- Born: 1 May 1908 West Ham, Essex, England
- Died: 15 June 1979 (aged 71) Exeter, England
- Height: 5 ft 11 in (180 cm)
- Weight: 160 lb (73 kg; 11 st 6 lb)
- Position: Right wing
- Shot: Right
- Played for: Wembley Lions
- National team: Great Britain
- Playing career: 1929–1947

= Alex Archer =

English ice hockey player (1908–1979)

Alexander Albert Archer (1 May 1908 – 15 June 1979) was a British ice hockey right winger who played in the English National League for the Wembley Lions. He is best remembered as a member of the Great Britain national ice hockey team which won gold in ice hockey at the 1936 Winter Olympics.

==Sporting career==

Coach Archer (back row far right)

Archer was born in West Ham, Essex to Scottish parents. They moved to Winnipeg, Manitoba, when he was 3 years old. It was in Manitoba that Archer learned to play ice hockey and football. As well as being a Manitoban All-Star twice for ice hockey, Archer also played for the Manitoban All-Stars against a touring side from the Football Association of Wales in 1929 and against a touring side from the Scottish Football Association in 1935.
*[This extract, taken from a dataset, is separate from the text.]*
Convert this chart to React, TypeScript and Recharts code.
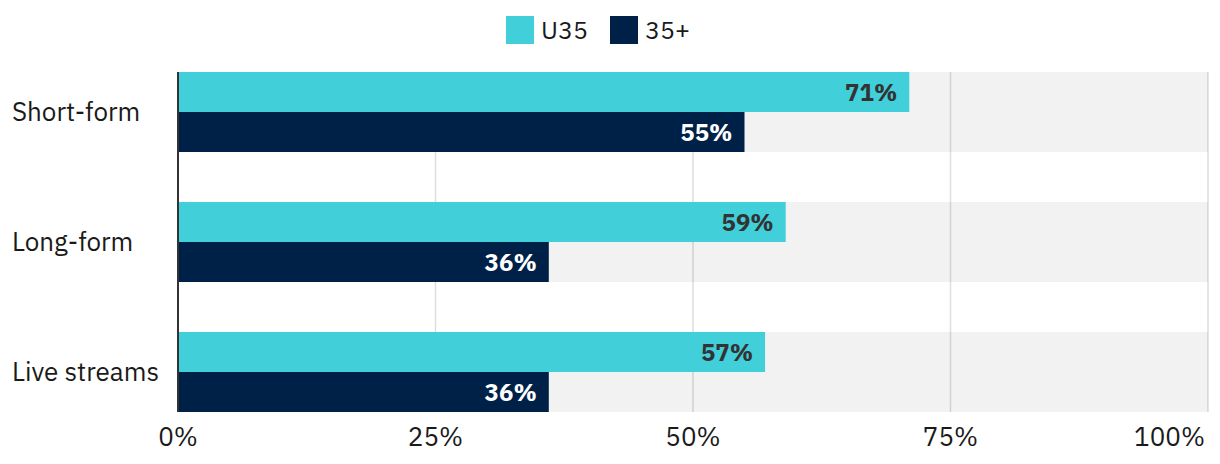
import React from "react";
import {
    BarChart,
    Bar,
    XAxis,
    YAxis,
    CartesianGrid,
    Legend,
    LabelList,
} from "recharts";

const categories = ["Short-form", "Long-form", "Live streams"];
const u35 = [71, 59, 57];
const over35 = [55, 36, 36];
const xTicks = [0, 25, 50, 75, 100];
const seriesNames = ["U35", "35+"];
const seriesColors = ["#41CFDA", "#002147"];

const data = categories.map((name, i) => ({ name, u35: u35[i], over35: over35[i] }));

const FONT = "'IBM Plex Sans', 'Open Sans', sans-serif";

const CategoryTick = (props: any) => {
    const { y, payload } = props;
    return (
        <text x={12} y={y} dy="0.35em" textAnchor="start" fontSize={26} fill="#1a1a1a" fontFamily={FONT}>
            {payload.value}
        </text>
    );
};

const PercentTick = (props: any) => {
    const { x, y, payload, index } = props;
    const last = index === xTicks.length - 1;
    return (
        <text
            x={last ? x - 3 : x}
            y={y}
            dy="0.71em"
            textAnchor={last ? "end" : "middle"}
            fontSize={26}
            fill="#1a1a1a"
            fontFamily={FONT}
        >
            {`${payload.value}%`}
        </text>
    );
};

const LegendContent = () => (
    <div
        style={{
            display: "flex",
            justifyContent: "center",
            alignItems: "center",
            paddingRight: 20,
            fontFamily: FONT,
            fontSize: 25,
            color: "#1a1a1a",
        }}
    >
        {seriesNames.map((n, i) => (
            <div key={n} style={{ display: "flex", alignItems: "center", marginRight: i === 0 ? 22 : 0 }}>
                <div style={{ width: 28, height: 28, background: seriesColors[i], marginRight: 7 }} />
                <span>{n}</span>
            </div>
        ))}
    </div>
);

export default function App() {
    return (
        <div style={{ position: "absolute", left: 0, top: 0, background: "#fff" }}>
            <BarChart
                width={1220}
                height={464}
                data={data}
                layout="vertical"
                barCategoryGap={25}
                barGap={0}
                margin={{ top: 24, right: 12, left: 8, bottom: 0 }}
            >
                <CartesianGrid horizontal={false} stroke="#dddddd" strokeWidth={1.5} />
                <XAxis
                    type="number"
                    domain={[0, 100]}
                    ticks={xTicks}
                    axisLine={false}
                    tickLine={false}
                    tickSize={0}
                    tickMargin={16}
                    height={52}
                    tick={<PercentTick />}
                />
                <YAxis
                    type="category"
                    dataKey="name"
                    width={170}
                    padding={{ top: -25, bottom: -25 }}
                    axisLine={{ stroke: "#333333", strokeWidth: 2 }}
                    tickLine={false}
                    tick={<CategoryTick />}
                />
                <Legend
                    verticalAlign="top"
                    align="center"
                    height={48}
                    wrapperStyle={{ top: 13 }}
                    content={<LegendContent />}
                />
                <Bar
                    dataKey="u35"
                    name={seriesNames[0]}
                    fill={seriesColors[0]}
                    barSize={40}
                    background={{ fill: "rgba(0,0,0,0.05)" }}
                    isAnimationActive={false}
                >
                    <LabelList
                        dataKey="u35"
                        position="insideRight"
                        offset={12}
                        formatter={(v: any) => `${v}%`}
                        style={{ fill: "#333333", fontSize: 24, fontWeight: 700, fontFamily: FONT }}
                    />
                </Bar>
                <Bar
                    dataKey="over35"
                    name={seriesNames[1]}
                    fill={seriesColors[1]}
                    barSize={40}
                    background={{ fill: "rgba(0,0,0,0.05)" }}
                    isAnimationActive={false}
                >
                    <LabelList
                        dataKey="over35"
                        position="insideRight"
                        offset={12}
                        formatter={(v: any) => `${v}%`}
                        style={{ fill: "#ffffff", fontSize: 24, fontWeight: 700, fontFamily: FONT }}
                    />
                </Bar>
            </BarChart>
        </div>
    );
}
In 1993, Archer was inducted to the British Ice Hockey Hall of Fame with the rest of the 1936 Olympic British ice hockey squad who had not previously been inducted.

===Club career===
Archer returned to England to join the Wembley Lions for the 1935–36 season. He played for the Lions for the next five seasons scoring a total of 82 goals and 77 assists. Archer was also selected to the All-star A Team in 1938, 1939, and 1940.

Due to a fractured skull Archer's playing career came to an end in 1945, and he became a coach – first for Wembley and then for Nottingham Panthers and Murrayfield Racers. As a successful coach he was selected to coach the All-star B Team in 1947 and then again in 1948.

===International career===

Archer was selected to play for the Great Britain team at the 1936 Winter Olympics. However, this led to a complaint from the Canadian Amateur Hockey Association (CAHA) to the International Ice Hockey Federation (IIHF) as they claimed he had not been released from the Association. The IIHF suspended Archer for the duration of the tournament. CAHA president E. A. Gilroy chose not to object on the eve of the Olympics to Archer participating as a gesture of sportsmanship towards Great Britain. Archer went on to play in all seven of the games of the tournament and scored two goals.

Archer won two further medals with the GB team, winning silver medals at the 1937 and 1938 Ice Hockey World Championships. Archer retired from ice hockey in 1945 after he received a fractured skull in a game for GB against Sweden.

Archer played 24 times for GB, scoring 14 goals and 10 assists.

==Awards==
- Two time Manitoban All-star.
- Olympic gold medalist in 1936.
- World championship silver medalist in 1937 and 1938.
- Named to the English National League All-star A Team in 1938, 1939 and 1940.
- Named as coach to the English National League All-star B Team in 1947 and 1948.
- Inducted to the British Ice Hockey Hall of Fame in 1993.